Foi à empresa dos filhos do Presidente que o Estado angolano entregou a renovação do segundo canal da televisão pública em 2007 e depois o lançamento da TPA Internacional (em 2008), o que permitiu a Tchizé organizar no Coliseu dos Recreios, em Lisboa, a Gala de Lançamento que se destinava, segundo uma notícia da Lusa da altura, de elevar a TPA ao estatuto de “televisão de referência” em África e no mundo, algo que nunca chegou a acontecer.

Media e organização de eventos, assim se tem dividido a sua carreira ao longo de duas décadas. E se tem uma participação na empresa portuguesa Central de Frutas do Painho, que exporta sobretudo pêra rocha para seis países (Angola não está incluída), isso tem mais a ver com a vida pessoal – casada em 2002 com o engenheiro agrónomo português Hugo Pêgo, de quem teve os seus dois filhos e de quem se divorciou em 2015.

Num país onde o partido único continua a dominar a vida política e social, Tchizé dos Santos também não descurou o seu lado político. Tendo entrado para o MPLA dois anos depois do fim da guerra, em 2004, seria sucessivamente eleita por três vezes como deputada na Assembleia Nacional de Angola.

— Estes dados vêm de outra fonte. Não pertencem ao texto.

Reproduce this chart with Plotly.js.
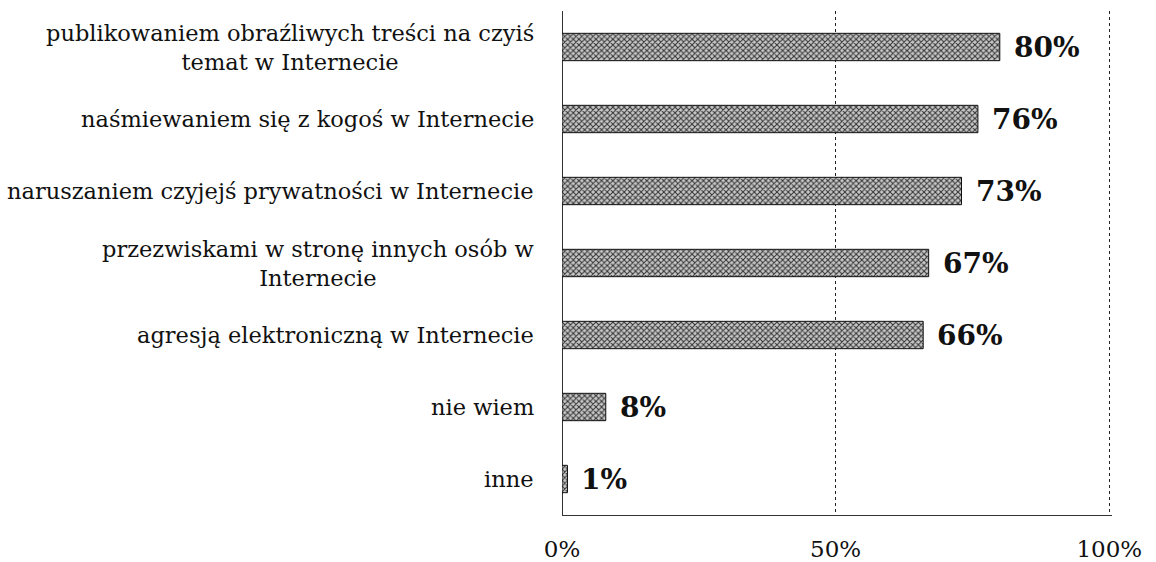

Nesta última vez, que coincide com a saída do seu pai da presidência e a eleição de João Lourenço, em 2017, a experiência não lhe correu bem, acabando por perder o mandato depois de sucessivas faltas injustificadas. Falando em perseguição política à família Dos Santos, alegadamente gerida directamente a partir da presidência, Tchizé dos Santos manteve-se mais dias seguidos fora de Angola que o regimento parlamentar permite e, a 19 de Outubro de 2019, a Assembleia deliberou a perda de mandato.

A filha de José Eduardo dos Santos ainda recorreu para o Tribunal Constitucional que, no entanto, haveria de rejeitar o seu pedido de impugnação da decisão, a 15 de Abril de 2020, por considerar que “não violou preceitos constitucionais”, apesar de a ex-deputada alegar que não lhe foi dada a oportunidade de se defender.

Na altura dessa decisão, já o MPLA a tinha expulsado do comité central do partido, numa reunião ordinária do Bureau Político presidida por João Lourenço. Como a sua militância foi suspensa por 24 meses, o seu nome fica de fora das listas do partido para as eleições de 24 de Agosto pela primeira vez desde 2008.

Seguramente também ficaria de fora, mesmo não estando suspensa, tal a animosidade que tem demonstrado em relação ao sucessor do seu pai, que ela e a irmã ajudaram a eleger e, por isso, ainda as faz sentir mais traídas. Tchizé dos Santos culpa João Lourenço pelo agravamento do estado de saúde do pai e, se for por ela e pela irmã Isabel dos Santos, José Eduardo dos Santos jamais será enterrado em Angola enquanto aquele estiver no poder.